* Job
Quote every line below exactly and skip any picture.

* Data extract
*****
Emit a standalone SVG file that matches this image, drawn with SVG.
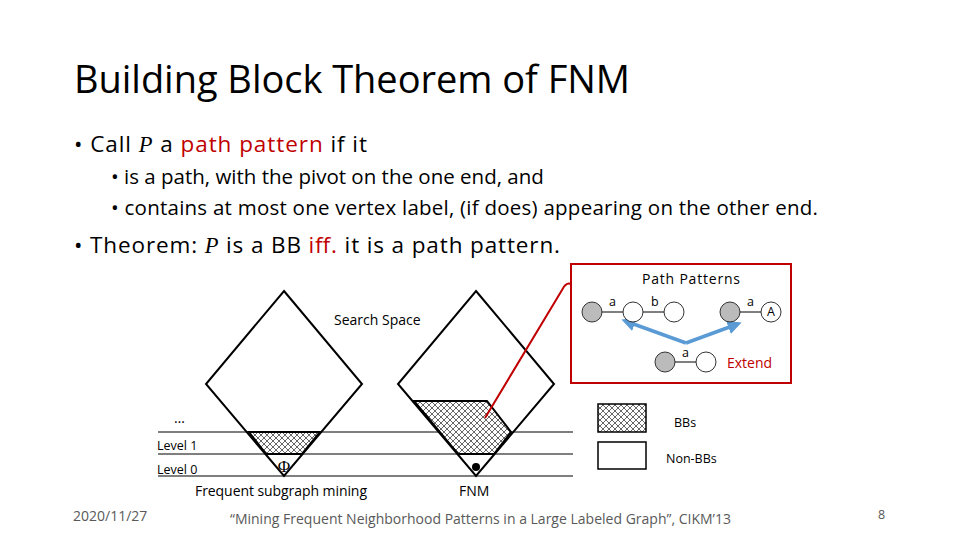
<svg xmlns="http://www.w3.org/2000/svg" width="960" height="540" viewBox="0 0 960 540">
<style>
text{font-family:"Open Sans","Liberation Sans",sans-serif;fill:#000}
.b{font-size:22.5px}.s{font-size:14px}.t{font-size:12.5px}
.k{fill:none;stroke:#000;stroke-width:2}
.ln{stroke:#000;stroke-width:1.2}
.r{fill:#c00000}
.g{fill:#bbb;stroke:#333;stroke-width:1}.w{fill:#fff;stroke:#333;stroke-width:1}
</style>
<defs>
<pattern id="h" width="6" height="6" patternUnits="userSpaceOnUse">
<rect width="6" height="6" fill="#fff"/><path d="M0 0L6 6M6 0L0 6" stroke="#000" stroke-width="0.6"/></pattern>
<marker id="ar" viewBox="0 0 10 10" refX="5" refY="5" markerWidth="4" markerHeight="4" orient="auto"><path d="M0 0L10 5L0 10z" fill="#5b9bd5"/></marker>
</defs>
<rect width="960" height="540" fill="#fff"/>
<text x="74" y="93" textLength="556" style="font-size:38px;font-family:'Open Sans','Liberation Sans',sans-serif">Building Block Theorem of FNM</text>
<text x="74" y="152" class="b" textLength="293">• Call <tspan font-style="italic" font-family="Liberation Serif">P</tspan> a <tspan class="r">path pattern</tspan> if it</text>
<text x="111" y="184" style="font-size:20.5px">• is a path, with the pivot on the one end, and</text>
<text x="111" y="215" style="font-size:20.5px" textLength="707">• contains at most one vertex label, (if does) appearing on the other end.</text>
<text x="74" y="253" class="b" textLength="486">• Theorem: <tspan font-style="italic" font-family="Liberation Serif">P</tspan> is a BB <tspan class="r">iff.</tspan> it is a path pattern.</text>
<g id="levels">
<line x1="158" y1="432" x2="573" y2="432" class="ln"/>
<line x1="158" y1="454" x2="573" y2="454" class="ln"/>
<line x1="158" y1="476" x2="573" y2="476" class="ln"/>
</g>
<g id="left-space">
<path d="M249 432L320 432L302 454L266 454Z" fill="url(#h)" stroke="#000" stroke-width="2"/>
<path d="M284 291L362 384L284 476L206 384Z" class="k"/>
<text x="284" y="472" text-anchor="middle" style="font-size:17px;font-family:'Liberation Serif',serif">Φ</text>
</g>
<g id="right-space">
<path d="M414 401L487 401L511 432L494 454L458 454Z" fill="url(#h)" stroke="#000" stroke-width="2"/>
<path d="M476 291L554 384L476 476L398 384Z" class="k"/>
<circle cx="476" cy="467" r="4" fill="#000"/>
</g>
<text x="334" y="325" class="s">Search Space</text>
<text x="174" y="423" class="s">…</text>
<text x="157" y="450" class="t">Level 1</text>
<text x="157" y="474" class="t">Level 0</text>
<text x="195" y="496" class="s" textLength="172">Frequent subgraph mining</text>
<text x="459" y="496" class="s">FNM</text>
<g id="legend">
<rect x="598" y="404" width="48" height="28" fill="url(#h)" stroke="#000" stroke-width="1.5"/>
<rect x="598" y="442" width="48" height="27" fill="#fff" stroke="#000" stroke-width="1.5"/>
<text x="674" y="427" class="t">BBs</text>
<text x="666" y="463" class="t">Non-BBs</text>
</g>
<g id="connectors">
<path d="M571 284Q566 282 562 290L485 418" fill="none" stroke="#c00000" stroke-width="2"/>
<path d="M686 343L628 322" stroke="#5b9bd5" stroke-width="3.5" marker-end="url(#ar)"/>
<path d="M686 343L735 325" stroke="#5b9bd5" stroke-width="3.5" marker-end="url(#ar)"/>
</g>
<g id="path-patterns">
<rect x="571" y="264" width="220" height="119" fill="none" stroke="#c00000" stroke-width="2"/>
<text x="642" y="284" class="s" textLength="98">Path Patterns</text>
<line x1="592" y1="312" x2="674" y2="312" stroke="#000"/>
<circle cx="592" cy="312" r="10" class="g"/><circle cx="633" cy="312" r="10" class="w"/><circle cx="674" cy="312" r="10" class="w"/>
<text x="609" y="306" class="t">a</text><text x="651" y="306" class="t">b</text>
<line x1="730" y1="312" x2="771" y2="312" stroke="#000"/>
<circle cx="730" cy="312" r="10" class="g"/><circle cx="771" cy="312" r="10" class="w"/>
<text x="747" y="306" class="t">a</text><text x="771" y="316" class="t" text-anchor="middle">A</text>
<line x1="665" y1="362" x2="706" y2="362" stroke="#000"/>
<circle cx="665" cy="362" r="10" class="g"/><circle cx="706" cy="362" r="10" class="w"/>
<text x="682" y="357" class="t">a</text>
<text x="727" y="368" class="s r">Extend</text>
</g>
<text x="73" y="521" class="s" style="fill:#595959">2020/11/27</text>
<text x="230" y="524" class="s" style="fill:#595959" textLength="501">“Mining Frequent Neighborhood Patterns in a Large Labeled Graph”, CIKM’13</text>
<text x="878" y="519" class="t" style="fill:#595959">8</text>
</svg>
*****
* Full response
Emit a standalone SVG file that matches this image, drawn with SVG.
<svg xmlns="http://www.w3.org/2000/svg" width="960" height="540" viewBox="0 0 960 540">
<style>
text{font-family:"Open Sans","Liberation Sans",sans-serif;fill:#000}
.b{font-size:22.5px}.s{font-size:14px}.t{font-size:12.5px}
.k{fill:none;stroke:#000;stroke-width:2}
.ln{stroke:#000;stroke-width:1.2}
.r{fill:#c00000}
.g{fill:#bbb;stroke:#333;stroke-width:1}.w{fill:#fff;stroke:#333;stroke-width:1}
</style>
<defs>
<pattern id="h" width="6" height="6" patternUnits="userSpaceOnUse">
<rect width="6" height="6" fill="#fff"/><path d="M0 0L6 6M6 0L0 6" stroke="#000" stroke-width="0.6"/></pattern>
<marker id="ar" viewBox="0 0 10 10" refX="5" refY="5" markerWidth="4" markerHeight="4" orient="auto"><path d="M0 0L10 5L0 10z" fill="#5b9bd5"/></marker>
</defs>
<rect width="960" height="540" fill="#fff"/>
<text x="74" y="93" textLength="556" style="font-size:38px;font-family:'Open Sans','Liberation Sans',sans-serif">Building Block Theorem of FNM</text>
<text x="74" y="152" class="b" textLength="293">• Call <tspan font-style="italic" font-family="Liberation Serif">P</tspan> a <tspan class="r">path pattern</tspan> if it</text>
<text x="111" y="184" style="font-size:20.5px">• is a path, with the pivot on the one end, and</text>
<text x="111" y="215" style="font-size:20.5px" textLength="707">• contains at most one vertex label, (if does) appearing on the other end.</text>
<text x="74" y="253" class="b" textLength="486">• Theorem: <tspan font-style="italic" font-family="Liberation Serif">P</tspan> is a BB <tspan class="r">iff.</tspan> it is a path pattern.</text>
<g id="levels">
<line x1="158" y1="432" x2="573" y2="432" class="ln"/>
<line x1="158" y1="454" x2="573" y2="454" class="ln"/>
<line x1="158" y1="476" x2="573" y2="476" class="ln"/>
</g>
<g id="left-space">
<path d="M249 432L320 432L302 454L266 454Z" fill="url(#h)" stroke="#000" stroke-width="2"/>
<path d="M284 291L362 384L284 476L206 384Z" class="k"/>
<text x="284" y="472" text-anchor="middle" style="font-size:17px;font-family:'Liberation Serif',serif">Φ</text>
</g>
<g id="right-space">
<path d="M414 401L487 401L511 432L494 454L458 454Z" fill="url(#h)" stroke="#000" stroke-width="2"/>
<path d="M476 291L554 384L476 476L398 384Z" class="k"/>
<circle cx="476" cy="467" r="4" fill="#000"/>
</g>
<text x="334" y="325" class="s">Search Space</text>
<text x="174" y="423" class="s">…</text>
<text x="157" y="450" class="t">Level 1</text>
<text x="157" y="474" class="t">Level 0</text>
<text x="195" y="496" class="s" textLength="172">Frequent subgraph mining</text>
<text x="459" y="496" class="s">FNM</text>
<g id="legend">
<rect x="598" y="404" width="48" height="28" fill="url(#h)" stroke="#000" stroke-width="1.5"/>
<rect x="598" y="442" width="48" height="27" fill="#fff" stroke="#000" stroke-width="1.5"/>
<text x="674" y="427" class="t">BBs</text>
<text x="666" y="463" class="t">Non-BBs</text>
</g>
<g id="connectors">
<path d="M571 284Q566 282 562 290L485 418" fill="none" stroke="#c00000" stroke-width="2"/>
<path d="M686 343L628 322" stroke="#5b9bd5" stroke-width="3.5" marker-end="url(#ar)"/>
<path d="M686 343L735 325" stroke="#5b9bd5" stroke-width="3.5" marker-end="url(#ar)"/>
</g>
<g id="path-patterns">
<rect x="571" y="264" width="220" height="119" fill="none" stroke="#c00000" stroke-width="2"/>
<text x="642" y="284" class="s" textLength="98">Path Patterns</text>
<line x1="592" y1="312" x2="674" y2="312" stroke="#000"/>
<circle cx="592" cy="312" r="10" class="g"/><circle cx="633" cy="312" r="10" class="w"/><circle cx="674" cy="312" r="10" class="w"/>
<text x="609" y="306" class="t">a</text><text x="651" y="306" class="t">b</text>
<line x1="730" y1="312" x2="771" y2="312" stroke="#000"/>
<circle cx="730" cy="312" r="10" class="g"/><circle cx="771" cy="312" r="10" class="w"/>
<text x="747" y="306" class="t">a</text><text x="771" y="316" class="t" text-anchor="middle">A</text>
<line x1="665" y1="362" x2="706" y2="362" stroke="#000"/>
<circle cx="665" cy="362" r="10" class="g"/><circle cx="706" cy="362" r="10" class="w"/>
<text x="682" y="357" class="t">a</text>
<text x="727" y="368" class="s r">Extend</text>
</g>
<text x="73" y="521" class="s" style="fill:#595959">2020/11/27</text>
<text x="230" y="524" class="s" style="fill:#595959" textLength="501">“Mining Frequent Neighborhood Patterns in a Large Labeled Graph”, CIKM’13</text>
<text x="878" y="519" class="t" style="fill:#595959">8</text>
</svg>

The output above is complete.